Dr David Pearson speaks of art and biodiversity in Brazil and in Idyllwild
Dr. David Pearson gave a talk at the Idyllwild Public Library on Tuesday, January 14, titled “Protecting Biodiversity: the Pantanal of Brazil.” The Pantanal is the world’s largest tropical wetland, ten times the size of the Everglades, and is a UNESCO World Heritage Site.
Pearson’s field of expertise is biotechnology, and although he has never traveled to Brazil, he has been interested in the Pantanal and projects to protect it for over 30 years. This interest began while he was living and working in Switzerland, when he met the artist Fifo Stricker at a gallery in Geneva. Pearson brought along several of Stricker’s works that he owns, including one that will be on display at the library. It is an aquarium-like 88-pound clear silicone slab embedded with fantastic and colorful metallic fish. Stricker made several of these, but this is the only one that did not turn black with time.
Pearson also brought a book of paintings by Stricker, published by the World Wildlife Foundation, that had a forward written by England’s Prince Phillip. The forward described Stricker’s work, which combines animals from Pantanal with machine elements, as “grotesque,” but concluded that “destroying the nature of Pantanal is even more grotesque.”

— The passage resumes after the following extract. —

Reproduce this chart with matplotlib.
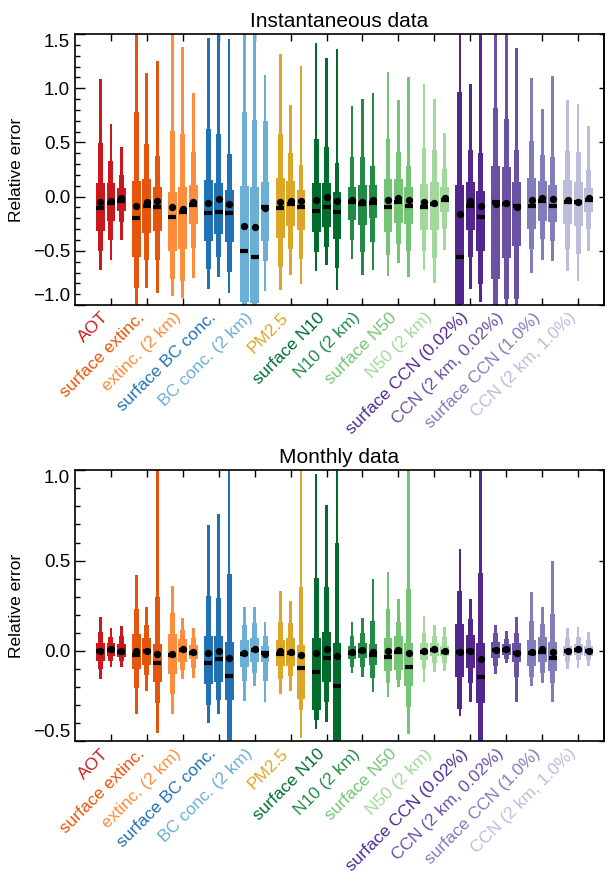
import matplotlib
matplotlib.use("Agg")
import matplotlib.pyplot as plt
import matplotlib.transforms as mtransforms
import numpy as np
from matplotlib.ticker import MultipleLocator, FuncFormatter

plt.rcParams["font.family"] = ["Liberation Sans", "DejaVu Sans"]

labels = ["AOT", "surface extinc.", "extinc. (2 km)", "surface BC conc.",
          "BC conc. (2 km)", "PM2.5", "surface N10", "N10 (2 km)",
          "surface N50", "N50 (2 km)", "surface CCN (0.02%)",
          "CCN (2 km, 0.02%)", "surface CCN (1.0%)", "CCN (2 km, 1.0%)"]

colors = ["#cb181d", "#e6550d", "#fd8d3c", "#2171b5", "#6baed6", "#dea626",
          "#006d2c", "#238b45", "#74c476", "#a1d99b", "#54278f", "#6a51a3",
          "#807dba", "#bcbddc"]

# instantaneous data, 3 boxes per variable
inst_lo95 = [[-0.676, -0.586, -0.401], [-1.05, -0.846, -0.886], [-0.917, -0.932, -0.747],
             [-0.855, -0.741, -0.886], [-1.3, -1.4, -0.87], [-0.864, -0.722, -0.809],
             [-0.685, -0.633, -0.861], [-0.577, -0.725, -0.679], [-0.731, -0.608, -0.741],
             [-0.679, -0.799, -0.494], [-1.5, -0.855, -0.969], [-1.3, -1.2, -1.1],
             [-0.701, -0.586, -0.593], [-0.685, -0.778, -0.5]]
inst_lo90 = [[-0.506, -0.398, -0.238], [-0.84, -0.583, -0.586], [-0.762, -0.778, -0.475],
             [-0.664, -0.556, -0.691], [-1.1, -1.2, -0.593], [-0.645, -0.484, -0.58],
             [-0.515, -0.463, -0.66], [-0.398, -0.515, -0.423], [-0.54, -0.438, -0.5],
             [-0.5, -0.562, -0.299], [-1.2, -0.553, -0.802], [-1.1, -0.948, -0.948],
             [-0.484, -0.392, -0.407], [-0.484, -0.525, -0.299]]
inst_q25 = [[-0.315, -0.222, -0.13], [-0.556, -0.336, -0.315], [-0.5, -0.484, -0.253],
            [-0.414, -0.346, -0.423], [-0.97, -0.98, -0.414], [-0.383, -0.275, -0.306],
            [-0.33, -0.284, -0.392], [-0.216, -0.262, -0.2], [-0.33, -0.247, -0.253],
            [-0.309, -0.306, -0.145], [-0.99, -0.306, -0.5], [-0.762, -0.562, -0.454],
            [-0.299, -0.222, -0.238], [-0.253, -0.269, -0.145]]
inst_med = [[-0.108, -0.06, -0.037], [-0.2, -0.09, -0.093], [-0.191, -0.145, -0.074],
            [-0.154, -0.139, -0.154], [-0.506, -0.553, -0.099], [-0.108, -0.068, -0.099],
            [-0.136, -0.099, -0.145], [-0.052, -0.068, -0.059], [-0.099, -0.052, -0.083],
            [-0.093, -0.068, -0.028], [-0.553, -0.09, -0.191], [-0.052, -0.068, -0.083],
            [-0.09, -0.037, -0.083], [-0.052, -0.052, -0.031]]
inst_q75 = [[0.123, 0.123, 0.077], [0.148, 0.164, 0.093], [0.046, 0.093, 0.111],
            [0.157, 0.127, 0.065], [0.102, 0.086, 0.133], [0.17, 0.148, 0.062],
            [0.123, 0.123, 0.04], [0.093, 0.111, 0.108], [0.164, 0.164, 0.093],
            [0.117, 0.139, 0.093], [0.108, 0.139, 0.056], [0.287, 0.271, 0.133],
            [0.17, 0.142, 0.108], [0.154, 0.139, 0.08]]
inst_hi90 = [[0.49, 0.333, 0.204], [0.781, 0.488, 0.373], [0.602, 0.574, 0.41],
             [0.627, 0.574, 0.395], [0.781, 0.704, 0.698], [0.574, 0.401, 0.293],
             [0.534, 0.457, 0.309], [0.364, 0.37, 0.278], [0.534, 0.41, 0.287],
             [0.447, 0.426, 0.256], [0.966, 0.426, 0.401], [0.818, 0.719, 0.432],
             [0.509, 0.386, 0.364], [0.417, 0.41, 0.247]]
inst_hi95 = [[1.083, 0.673, 0.457], [1.8, 1.142, 1.25], [1.6, 1.383, 0.957],
             [1.46, 1.55, 1.454], [1.6, 1.6, 1.12], [1.315, 0.843, 1.204],
             [1.414, 1.275, 1.361], [0.833, 0.898, 0.957], [1.151, 0.895, 1.099],
             [1.037, 0.898, 0.59], [1.6, 1.037, 1.6], [1.6, 1.6, 1.367],
             [1.09, 0.806, 1.111], [0.895, 0.858, 0.648]]
inst_mean = [[-0.05, -0.037, -0.015], [-0.083, -0.046, -0.037], [-0.099, -0.114, -0.046],
             [-0.059, -0.022, -0.068], [-0.269, -0.284, -0.105], [-0.052, -0.043, -0.043],
             [-0.031, 0.0, -0.043], [-0.031, -0.046, -0.031], [-0.031, -0.015, -0.031],
             [-0.052, -0.059, -0.012], [-0.16, -0.037, -0.09], [-0.068, -0.062, -0.099],
             [-0.028, -0.015, -0.022], [-0.031, -0.046, -0.012]]

# monthly data
mon_lo95 = [[-0.155, -0.09, -0.087], [-0.35, -0.221, -0.455], [-0.35, -0.157, -0.151],
            [-0.4, -0.35, -0.6], [-0.275, -0.194, -0.28], [-0.238, -0.22, -0.48],
            [-0.434, -0.391, -0.7], [-0.124, -0.146, -0.225], [-0.253, -0.197, -0.461],
            [-0.17, -0.114, -0.111], [-0.36, -0.28, -0.7], [-0.129, -0.068, -0.28],
            [-0.194, -0.179, -0.28], [-0.1, -0.096, -0.081]]
mon_lo90 = [[-0.1, -0.055, -0.055], [-0.203, -0.133, -0.289], [-0.238, -0.105, -0.096],
            [-0.299, -0.271, -0.52], [-0.166, -0.124, -0.164], [-0.155, -0.137, -0.327],
            [-0.38, -0.28, -0.6], [-0.087, -0.09, -0.151], [-0.179, -0.16, -0.308],
            [-0.1, -0.065, -0.068], [-0.32, -0.179, -0.6], [-0.081, -0.046, -0.142],
            [-0.142, -0.12, -0.179], [-0.059, -0.05, -0.05]]
mon_q25 = [[-0.054, -0.026, -0.031], [-0.1, -0.077, -0.17], [-0.127, -0.059, -0.044],
           [-0.183, -0.173, -0.271], [-0.087, -0.059, -0.063], [-0.081, -0.083, -0.267],
           [-0.327, -0.17, -0.52], [-0.046, -0.041, -0.077], [-0.111, -0.105, -0.194],
           [-0.05, -0.026, -0.028], [-0.142, -0.092, -0.289], [-0.037, -0.022, -0.063],
           [-0.081, -0.063, -0.111], [-0.026, -0.022, -0.026]]
mon_med = [[0.0, 0.006, -0.004], [-0.022, 0.0, -0.068], [-0.022, 0.006, -0.009],
           [-0.065, -0.046, -0.137], [-0.017, 0.006, -0.009], [-0.018, -0.013, -0.092],
           [-0.114, -0.041, -0.192], [-0.009, 0.0, -0.022], [-0.031, -0.004, -0.087],
           [-0.004, 0.006, -0.004], [-0.004, 0.0, -0.142], [0.006, 0.006, -0.009],
           [-0.013, -0.004, -0.037], [0.0, 0.006, 0.0]]
mon_q75 = [[0.046, 0.046, 0.039], [0.094, 0.07, 0.037], [0.094, 0.065, 0.033],
           [0.085, 0.085, 0.052], [0.061, 0.07, 0.029], [0.061, 0.07, 0.033],
           [0.07, 0.107, 0.042], [0.029, 0.042, 0.039], [0.07, 0.085, 0.042],
           [0.042, 0.046, 0.029], [0.149, 0.089, 0.046], [0.048, 0.039, 0.046],
           [0.061, 0.079, 0.052], [0.029, 0.039, 0.029]]
mon_hi90 = [[0.103, 0.079, 0.085], [0.231, 0.144, 0.3], [0.208, 0.116, 0.07],
            [0.304, 0.295, 0.424], [0.144, 0.153, 0.083], [0.159, 0.153, 0.356],
            [0.406, 0.356, 0.596], [0.083, 0.098, 0.166], [0.231, 0.162, 0.341],
            [0.098, 0.085, 0.079], [0.332, 0.177, 0.43], [0.098, 0.066, 0.098],
            [0.166, 0.148, 0.205], [0.07, 0.079, 0.061]]
mon_hi95 = [[0.19, 0.129, 0.14], [0.421, 0.245, 1.1], [0.36, 0.181, 0.129],
            [0.697, 0.758, 1.1], [0.245, 0.245, 0.162], [0.332, 0.277, 1.1],
            [0.98, 0.808, 1.1], [0.162, 0.184, 0.397], [0.435, 0.286, 1.1],
            [0.195, 0.144, 0.134], [0.564, 0.288, 1.1], [0.144, 0.112, 0.186],
            [0.325, 0.242, 0.5], [0.125, 0.134, 0.103]]
mon_mean = [[0.0, 0.011, 0.0], [0.0, 0.002, -0.017], [-0.017, 0.011, -0.004],
            [-0.013, 0.0, -0.041], [-0.013, 0.009, -0.017], [0.0, -0.004, -0.022],
            [-0.013, 0.009, -0.028], [-0.004, 0.006, -0.007], [0.0, 0.006, -0.013],
            [0.0, 0.011, 0.002], [-0.004, 0.0, -0.046], [0.006, 0.011, -0.013],
            [-0.004, 0.009, -0.004], [0.002, 0.011, 0.002]]


def minus_fmt(v, pos):
    return f"{v:.1f}".replace("-", "\u2212")


def draw_panel(ax, lo95, lo90, q25, med, q75, hi90, hi95, mean, ylim, title):
    lo95, lo90, q25, med = map(np.array, (lo95, lo90, q25, med))
    q75, hi90, hi95, mean = map(np.array, (q75, hi90, hi95, mean))
    xpos = np.arange(1, len(labels) + 1)
    for j, off in enumerate([-0.29, 0.0, 0.29]):
        x = xpos + off
        ax.bar(x, hi95[:, j] - lo95[:, j], bottom=lo95[:, j], width=0.075,
               color=colors, linewidth=0, zorder=2)
        ax.bar(x, hi90[:, j] - lo90[:, j], bottom=lo90[:, j], width=0.135,
               color=colors, linewidth=0, zorder=2)
        ax.bar(x, q75[:, j] - q25[:, j], bottom=q25[:, j], width=0.245,
               color=colors, linewidth=0, zorder=2)
        ax.plot(x, med[:, j], "_", color="k", ms=5.5, mew=3.0, zorder=3)
        ax.plot(x, mean[:, j], "o", color="k", ms=5.3, mew=0, zorder=4)

    ax.set_xlim(0.0, 14.72)
    ax.set_ylim(*ylim)
    ax.set_xticks(xpos)
    ax.set_xticklabels([])
    ax.tick_params(axis="x", which="major", direction="in", top=True,
                   bottom=True, length=5, width=1.0)
    yt = np.arange(ylim[0], ylim[1] + 0.01, 0.5)
    ax.set_yticks(yt)
    ax.yaxis.set_minor_locator(MultipleLocator(0.1))
    ax.yaxis.set_major_formatter(FuncFormatter(minus_fmt))
    ax.tick_params(axis="y", which="major", direction="in", length=7.5,
                   width=1.0, labelsize=13.5, pad=3.5)
    ax.tick_params(axis="y", which="minor", direction="in", length=3.8, width=1.0)
    for s in ax.spines.values():
        s.set_linewidth(1.2)

    right = ax.secondary_yaxis("right")
    right.set_yticks(yt)
    right.tick_params(direction="in", length=3.8, width=1.0, labelright=False)
    right.spines["right"].set_linewidth(1.2)

    # keep the end labels inside the axis span
    ticklabs = ax.yaxis.get_majorticklabels()
    ticklabs[0].set_va("bottom")
    ticklabs[-1].set_va("top")

    ax.set_title(title, fontsize=15, pad=5)
    ax.set_ylabel("Relative error", fontsize=12.5)
    ax.yaxis.set_label_coords(-0.097, 0.5)

    offset = mtransforms.ScaledTranslation(-1 / 72, -9.5 / 72, fig.dpi_scale_trans)
    trans = ax.get_xaxis_transform() + offset
    for i, name in enumerate(labels):
        ax.text(xpos[i], 0, name, transform=trans, rotation=45,
                rotation_mode="anchor", ha="right", va="baseline",
                fontsize=12.5, color=colors[i])


fig = plt.figure(figsize=(6.14, 8.72), dpi=100)
ax1 = fig.add_axes([0.1221, 0.6502, 0.8616, 0.3108])
ax2 = fig.add_axes([0.1221, 0.1499, 0.8616, 0.3108])

draw_panel(ax1, inst_lo95, inst_lo90, inst_q25, inst_med, inst_q75, inst_hi90,
           inst_hi95, inst_mean, (-1.0, 1.5), "Instantaneous data")
draw_panel(ax2, mon_lo95, mon_lo90, mon_q25, mon_med, mon_q75, mon_hi90,
           mon_hi95, mon_mean, (-0.5, 1.0), "Monthly data")

fig.savefig("out.png", dpi=100)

Pearson touched on the threats facing the region: cattle ranching, irregular and shorter wet seasons, poaching, fire, deforestation, pollution from agriculture and mining, and the poverty that afflicts the local human population, exacerbating these other issues. He related this to challenges we face here in California, and on a lighter note shared photos of Dore Capitani’s painted “Deer Sighting” sculpture in IDY park, which also combines animal and machine.